When the Sabres took the ice on Monday morning, the entire starting lineup found itself thrown into a line blender.
Offensive stars Jack Eichel, Sam Reinhart and Jeff Skinner now find themselves all on their own lines.
In the grand scheme of things, diversifying the offensive side of your hockey team does not sound like a bad idea but in this scenario, it reeks of desperation.
It has been discussed ad nauseam, but since their winning streak ended on November 29, the Sabres have gone from the penthouse to the outhouse in most aspects.
If words do not tell that story well-enough, basic statistics should do the trick.
From October 3 to November 28, the Buffalo Sabres were the talk of the town - a surprising 36 points in 25 games (17-6-2) will do that for you.
Heading into Monday night’s game with the Minnesota Wild, Buffalo is 30th in the NHL with 20 points (8-14-4) in 26 games.
The offense has only trailed off a little - 76 goals in the first 25 games, compared to 69 goals in the last 26 games – but their performance leaves a lot to be desired.
Offensively, the power play is a big issue - which has fallen almost 6% since November.
Looking defensively, goals allowed has also become one of the bigger issues for this team.
In their first 25 games, Buffalo allowed 68 goals – 11th in the league. In the 26 games since they have allowed 87 goals – 21st in the league.
When it comes to figuring out where the hammer drops, Phil Housley clued us in a little on Monday morning.
In his weekly radio appearance on WGR, Housley pointed out that Carter Hutton started over Linus Ullmark following a 1-0 loss in Dallas solely because of the loss, not because of his actual overall performance.
The game in which Hutton started? A 7-3 loss to a Chicago Blackhawks team that currently sits in 14th in the Western Conference.
Fresh with those comments in hand, it seems safe to presume that things are very black-and-white over at the KeyBank Center - which makes a lot of sense when you look at how other decisions have been made.
It begs the question - why would the Sabres keep forward Remi Elie around since October, despite having much more capable talent in Rochester?
Elie goes from being a healthy scratch in seven straight games to getting a start against his old team - a signature Phil Housley move - and then being made the sacrificial lamb, following the aforementioned embarrassing loss to the Chicago Blackhawks.
C.J. Smith finally gets a fair shake - it appears - but with how things have gone up to this point, it remains a mystery as to how short of a leash Smith actually has.
With Buffalo taking on water at a rapid pace, it should be pointed out that they are very surprisingly only three points out of an Eastern Conference Wild Card berth.

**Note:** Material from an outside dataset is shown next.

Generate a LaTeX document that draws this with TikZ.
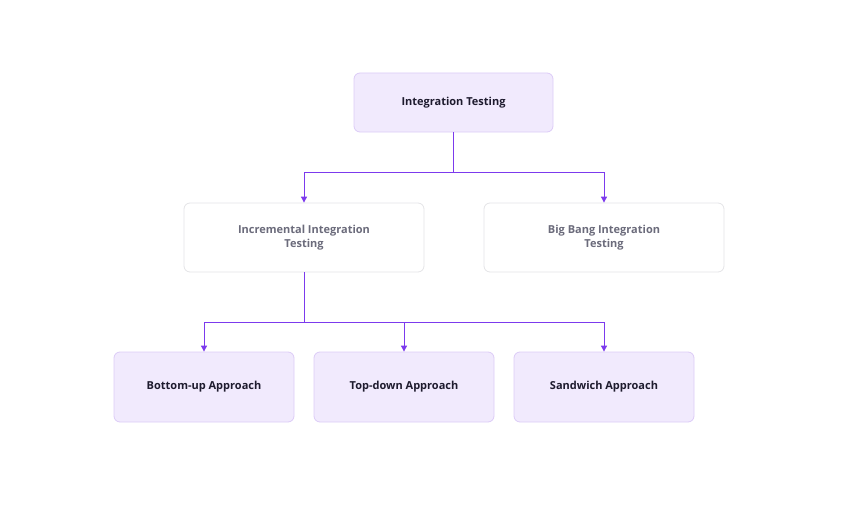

The teams ahead of Buffalo for that final spot are starting to create some breathing room, which means the time is now for this team to put up or shut up.
From the outside looking in, it used to seem like there was a large amount of method to the somewhat small amount of madness behind the bench.
As the season has progressed, we have come to find out that those roles might actually be reversed.
With the Trade Deadline rapid approaching, cynicism growing at an unhealthy pace and their grip on a potential playoff berth weakening, what does this team need to do to right the ship before it is too late?